Ein Arbeitssuchender bewirbt sich auf einen Job als Krankenpfleger. Die dafür notwenige Ausbildung und die entsprechende Fachqualifikation fehlt jedoch. Dem Arbeitgeber legt er daher gefälschte Unterlagen zur Untermalung seiner Fähigkeiten vor – dieser willigt ein. Der Bewerber hat sich einen neuen Job erschlichen.
Urkundenfälschung – eine strafbare Täuschung
Aus strafrechtlicher Sicht liegt hier eine betrugsrelevante Täuschung im Sinne von § 263 StGB vor. Dies ist dann der Fall, wenn sich jemand eine Arbeitsstelle erschleicht, die ihm ohne die fälschlich angegebene Ausbildung oder Qualifikation gar nicht, oder nur gegen einen deutlich geringeren Lohn angeboten worden wäre. Ob letztlich auch der (zur Erhärtung des Betrugsvorwurfes notwendige) Schaden beim Arbeitgeber liegt, hängt von der Dauer des gemeinsamen Arbeitsverhältnisses, von der Höhe des Gehalts und von der wirklichen Eignung des Täuschenden ab. Die Staatsanwaltschaft muss dies im Einzelfall auf Strafantrag ermitteln.
Im Zivilrecht spricht man bei einer vorsätzlichen Vortäuschung nicht vorhandener Qualifikationen zum Zwecke eines Arbeitsvertragsabschlusses von einer arglistigen Täuschung. Der betroffene Arbeitgeber ist in dem Fall berechtigt, gemäß § 123 BGB das Arbeitsverhältnis anzufechten. Dies hat regelmäßig dessen Nichtigkeit und anfängliche Unwirksamkeit zur Folge.
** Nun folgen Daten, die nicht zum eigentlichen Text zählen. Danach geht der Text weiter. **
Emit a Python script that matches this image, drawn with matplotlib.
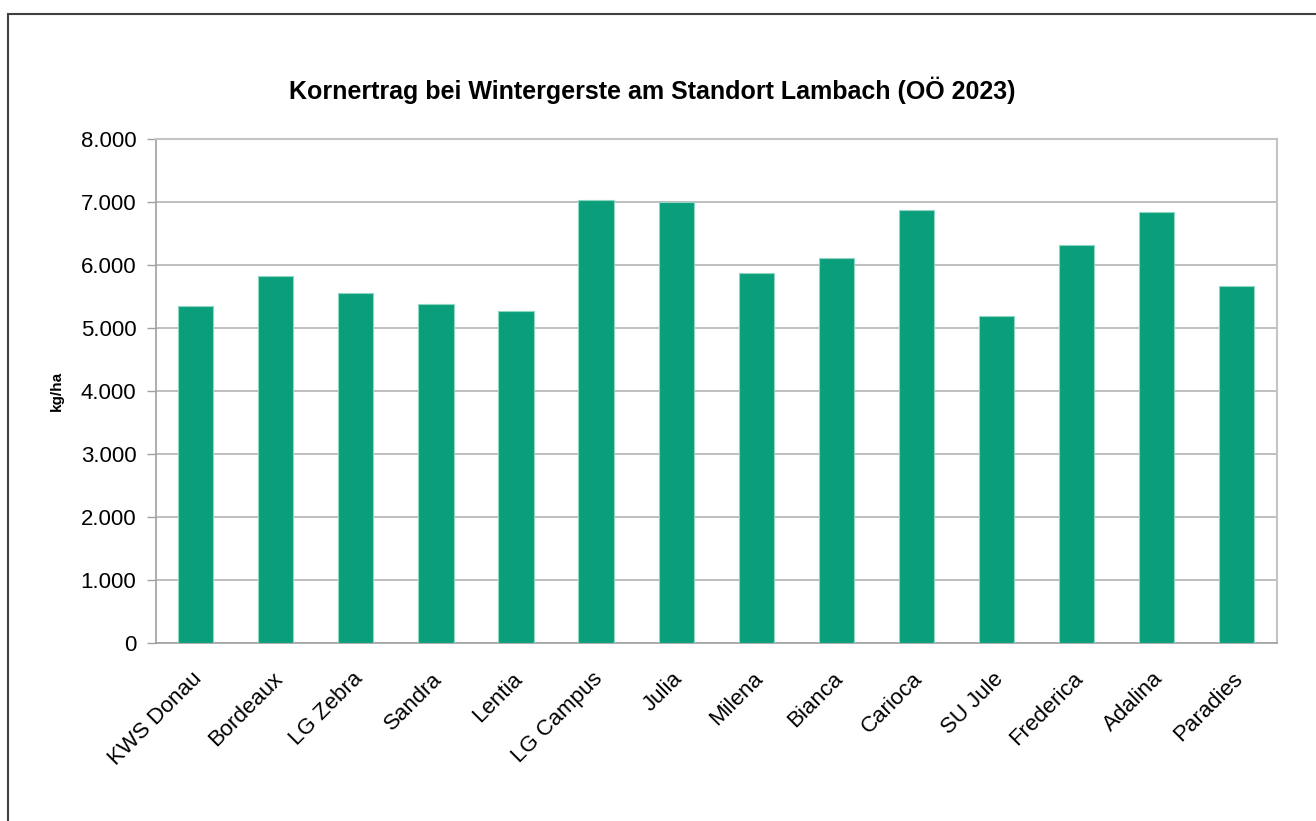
import matplotlib
matplotlib.use('Agg')
import matplotlib.pyplot as plt
from matplotlib.patches import Rectangle
from matplotlib.ticker import FuncFormatter
from matplotlib.transforms import ScaledTranslation

# Sorten und Kornertrag (kg/ha)
sorten = ['KWS Donau', 'Bordeaux', 'LG Zebra', 'Sandra', 'Lentia', 'LG Campus', 'Julia',
          'Milena', 'Bianca', 'Carioca', 'SU Jule', 'Frederica', 'Adalina', 'Paradies']
ertrag = [5350, 5830, 5550, 5390, 5270, 7030, 6995,
          5870, 6115, 6870, 5190, 6315, 6835, 5670]
y_ticks = [0, 1000, 2000, 3000, 4000, 5000, 6000, 7000, 8000]

plt.rcParams['font.family'] = ['Liberation Sans', 'DejaVu Sans']

fig = plt.figure(figsize=(13.16, 8.21), dpi=100)
ax = fig.add_axes([0.1183, 0.2164, 0.8518, 0.6143])

x = range(len(sorten))
ax.bar(x, ertrag, width=0.44, color='#0b9e7b', edgecolor='#8fd6c2', linewidth=0.8, zorder=3)

ax.set_xlim(-0.5, len(sorten) - 0.5)
ax.set_ylim(0, 8000)
ax.set_yticks(y_ticks)
ax.yaxis.set_major_formatter(FuncFormatter(lambda v, p: f"{int(v):,}".replace(',', '.')))
ax.grid(axis='y', color='#b4b4b4', linewidth=1.2, zorder=0)
ax.tick_params(axis='y', length=6.5, width=1, color='#a0a0a0', pad=7.5, labelsize=16)
ax.tick_params(axis='x', length=0, pad=18, labelsize=16)

ax.set_xticks(list(x))
ax.set_xticklabels(sorten, rotation=45, ha='right', va='top', rotation_mode='anchor')
offset = ScaledTranslation(-4 / 100, 0, fig.dpi_scale_trans)
for lab in ax.get_xticklabels():
    lab.set_transform(lab.get_transform() + offset)

for side in ['left', 'bottom']:
    ax.spines[side].set_color('#a0a0a0')
    ax.spines[side].set_linewidth(1.2)
for side in ['right', 'top']:
    ax.spines[side].set_color('#c4c4c4')
    ax.spines[side].set_linewidth(1.5)

ax.set_ylabel('kg/ha', fontsize=11, fontweight='bold', labelpad=12)

fig.text(0.4954, 0.890, 'Kornertrag bei Wintergerste am Standort Lambach (OÖ 2023)',
         ha='center', va='center', fontsize=18, fontweight='bold')

# Rahmen um das Diagramm (rechts und unten abgeschnitten)
fig.patches.append(Rectangle((8 / 1316, -0.1), 1.2, (821 - 14) / 821 + 0.1,
                             transform=fig.transFigure, fill=False,
                             edgecolor='#404040', linewidth=1.5))

plt.savefig('out.png', dpi=100)
plt.close()
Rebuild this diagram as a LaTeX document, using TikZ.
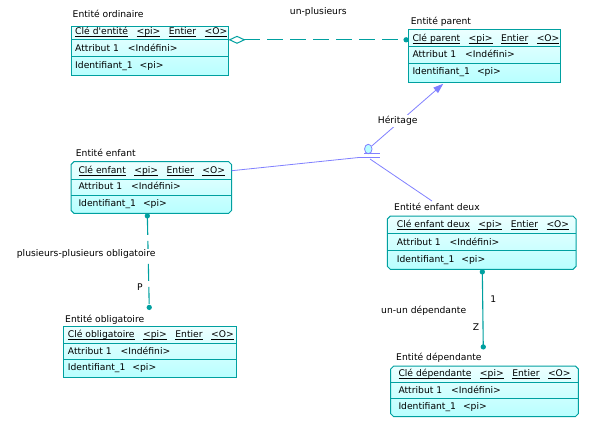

Anspruch auf Rückzahlung von Lohn und Versicherungsbeiträgen
Sofern der Arbeitgeber dem täuschenden Arbeitnehmer die Stelle unter Unwissenheit über die fehlenden Fachkenntnisse angeboten hat, darf dieser auf der Grundlage von § 812 Absatz 1 Satz 1 BGB im nächsten Schritt die Rückzahlung aufgrund ungerechtfertigter Bereicherung der geleisteten Vergütungen gegenüber dem Arbeitnehmer beantragen.
In solchen Fällen beziehen sich die Arbeitsgerichte allerdings mitunter auf das „faktische Arbeitsverhältnis“ und stellen damit aus Sicht des Arbeitnehmerschutzes die gegenseitigen Rückwirkungsansprüche denen in einem wirksamen Arbeitsverhältnis gleich. Der Rückzahlungsanspruch des Arbeitslohnes ist damit weitgehend wirkungslos. Die Grundsätze des faktischen Arbeitsverhältnisses versagen nach höchstgerichtlicher Rechtssprechung jedoch dann, wenn dem Vertrag solch schwere Rechtsmängel anhaften, dass die Anerkennung von quasi-vertraglichen Ansprüchen der geltenden Rechtsordnung widersprechen würde. Auch eine Schutzwürdigkeit unter Vertrauensgesichtspunkten kann dann nicht bestehen, wenn sich der betrügerische Arbeitnehmer der Strafbarkeit seiner Täuschung bewusst ist (vgl. BAG vom 3.11.2004 – 5 AZR 592/03).
Auch für die mit der rechtsgrundlosen Gehaltszahlung verbundenen Sozialversicherungsbeiträge besteht ein Rückerstattungsanspruch. Allerdings ist der Grund für die arbeitsrechtliche Unwirksamkeit des Vertrages im Hinblick auf den Schutzzweck der Versicherung unerheblich. Auch hier wird über die Rechtsfigur des „faktischen Arbeitsverhältnisses“ die Sozialversicherungspflicht geltend gemacht. Dies gilt etwa für Fälle, in denen der Arbeitsvertrag wegen Geschäftsunfähigkeit des Vertragspartners, Irrtumsanfechtung oder Formmangels nichtig, aber gleichwohl vollzogen wurde (vgl. LSG Mecklenburg-Vorpommern vom 20.9.2018 – L 6 KR 25/13). Ebenso gilt hier: Ist sich der Arbeitnehmer seines strafbaren Handelns bewusst und veranlasste er die unrechtliche Beitragszahlung selbst, so besteht keine Schutzwürdigkeit unter dem Vertrauensaspekt.